Scientists suspect that the very coldest comets and icy moons in the solar system contain a special kind of ice called amorphous, or porous, ice. To create amorphous ice, water vapor molecules must be flash-frozen at a temperature of about minus 405 degrees Fahrenheit.

According to a statement from NASA, this flash-freezing process is “sort of like Han Solo in the Star Wars movie ‘The Empire Strikes Back,'” — in the film, Solo is flash-frozen alive in a slab of carbonite.

Amorphous ice is extremely cold, but relatively soft, like cotton candy, according to Murthy Gudipati, a researcher at NASA’s Jet Propulsion Laboratory and an author on the new study.
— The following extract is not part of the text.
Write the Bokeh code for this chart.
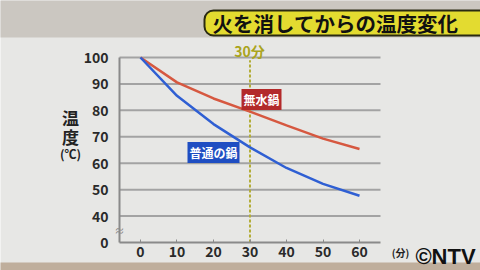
from bokeh.plotting import figure
from bokeh.models import Label, BoxAnnotation, FixedTicker, Range1d, LinearAxis
from bokeh.embed import file_html
from bokeh.resources import INLINE

# data
minutes = [0, 10, 20, 30, 40, 50, 60]
mizunashi = [100, 90.6, 84.5, 79.5, 74.3, 69.3, 65.4]   # 無水鍋
futsuu = [100, 85.5, 74.8, 66.0, 58.2, 52.2, 47.7]      # 普通の鍋
x_ticks = [0, 10, 20, 30, 40, 50, 60]
y_ticks = [30, 40, 50, 60, 70, 80, 90, 100]
y_tick_labels = {30: "0", 40: "40", 50: "50", 60: "60", 70: "70", 80: "80", 90: "90", 100: "100"}
marker_minute = 30

W, H = 480, 270
# plot-area extent in data units
AX0, AX1 = -5.75, 65.75
AY0, AY1 = 30, 100
# pixel box of plot area
L, R, T, B = 119, 380, 57, 242
kx = (R - L) / (AX1 - AX0)
ky = (B - T) / (AY1 - AY0)
X0, X1 = AX0 - L / kx, AX1 + (W - R) / kx
Y0, Y1 = AY0 - (H - B) / ky, AY1 + T / ky

def dx(px):
    return X0 + px / W * (X1 - X0)

def dy(py):
    return Y1 - py / H * (Y1 - Y0)

JP = "Noto Sans CJK JP"

p = figure(width=W, height=H, output_backend="svg", toolbar_location=None,
           x_range=Range1d(X0, X1), y_range=Range1d(Y0, Y1),
           x_axis_location=None, y_axis_location=None, min_border=0)
p.background_fill_color = "#e7e7e5"
p.border_fill_color = "#e7e7e5"
p.outline_line_color = None
p.grid.visible = False

# background strips
def box(l, r, t, b, color, line=None, lw=1, radius=0, level="underlay"):
    p.add_layout(BoxAnnotation(left=dx(l), right=dx(r), top=dy(t), bottom=dy(b),
                               fill_color=color, fill_alpha=1, line_color=line, line_width=lw,
                               line_alpha=1, border_radius=radius, level=level))

box(-5, W + 5, -5, 37, "#cbc7c1")
box(-5, W + 5, 262, H + 5, "#bfae9c")
# title banner
box(204, W + 20, 10, 35, "#e3db30", line="#2a2a12", lw=2, radius=9, level="overlay")

# horizontal grid lines within plot area
gy = y_ticks[1:]
p.segment(x0=[AX0] * len(gy), y0=gy, x1=[AX1] * len(gy), y1=gy,
          line_color="#a3a3a3", line_width=2)

# axes drawn at fixed locations
xaxis = LinearAxis(fixed_location=AY0, bounds=(AX0, AX1), ticker=FixedTicker(ticks=x_ticks))
yaxis = LinearAxis(fixed_location=AX0, bounds=(AY0, AY1), ticker=FixedTicker(ticks=y_ticks),
                   major_label_overrides=y_tick_labels)
for ax in (xaxis, yaxis):
    ax.axis_line_color = "#8a8a8a"
    ax.axis_line_width = 2
    ax.major_label_text_font = JP
    ax.major_label_text_font_style = "bold"
    ax.major_label_text_font_size = "14px"
    ax.major_label_text_color = "#2a2a2a"
    ax.minor_tick_line_color = None
xaxis.major_tick_in = 3
xaxis.major_tick_out = 0
xaxis.major_tick_line_color = "#8a8a8a"
xaxis.major_label_standoff = 3
yaxis.major_tick_line_color = None
yaxis.major_label_standoff = 5
p.add_layout(xaxis, "below")
p.add_layout(yaxis, "left")

# 30 min marker
p.segment(x0=[marker_minute], y0=[AY0], x1=[marker_minute], y1=[AY1 - 1],
          line_color="#b3ad38", line_width=2, line_dash="3 2")

p.line(minutes, mizunashi, line_color="#d65840", line_width=2.5)
p.line(minutes, futsuu, line_color="#2f5fd3", line_width=2.5)

def lab(px, py, text, size, color="#111111", style="bold", align="center", base="middle",
        font=JP, **kw):
    p.add_layout(Label(x=dx(px), y=dy(py), text=text, text_font=font, text_font_size=size,
                       text_font_style=style, text_color=color, text_align=align,
                       text_baseline=base, level="overlay", **kw))

lab(212, 22, "火を消してからの温度変化", "20.5px", align="left")

lab(249, 50, "30分", "14px", color="#aaa41c")
lab(261, 99, "無水鍋", "12px", color="white", background_fill_color="#b32a2a", padding=2)
lab(213, 152, "普通の鍋", "12px", color="white", background_fill_color="#1f4ec2", padding=2)

lab(70, 117, "温", "17px", color="#222222")
lab(70, 136, "度", "17px", color="#222222")
lab(70, 153, "(℃)", "12px", color="#222222")
lab(400, 252, "(分)", "10px", color="#222222")
lab(445, 256, "©NTV", "22px", color="#111111", font="Liberation Sans")
lab(119, 230, "≈", "10px", color="#888888", style="normal")

open("out.html", "w").write(file_html(p, INLINE))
When the comet makes its way toward the sun, the temperatures on the outside become too hot for amorphous ice to survive. In the new study, the researchers re-created what happens on the comet’s exterior when the temperature starts to rise.

In the experiment, the amorphous ice is mixed with an organic molecule called polycyclic aromatic hydrocarbons, or PAHs, which, according to the press release, are common in deep space. As the researchers turned up the temperature, surprising things started to happen.

“The PAHs stuck together and were expelled from the ice host as it crystallized,” Antti Lignell, a postdoctoral scholar at the California Institute of Technology in Pasadena and lead author in the new study, said in the statement. “This may be the first observation of molecules clustering together due to a phase transition of ice, and this certainly has many important consequences for the chemistry and physics of ice.”

With the PAHs expelled, the now-purified ice was free to form a dense, crispy outer shell around the body of the comet. Inside, the ultracold, somewhat fluffy amorphous ice remains.

“Deep fried ice cream is really the perfect analogy, because the interior of the comets should still be very cold and contain the more porous, amorphous ice,” said Gudipati.

The PAHs, meanwhile, come together to form a final layer on top of the crunchy outer shell, Gudipati said. “The organics are like a final layer of chocolate on top.”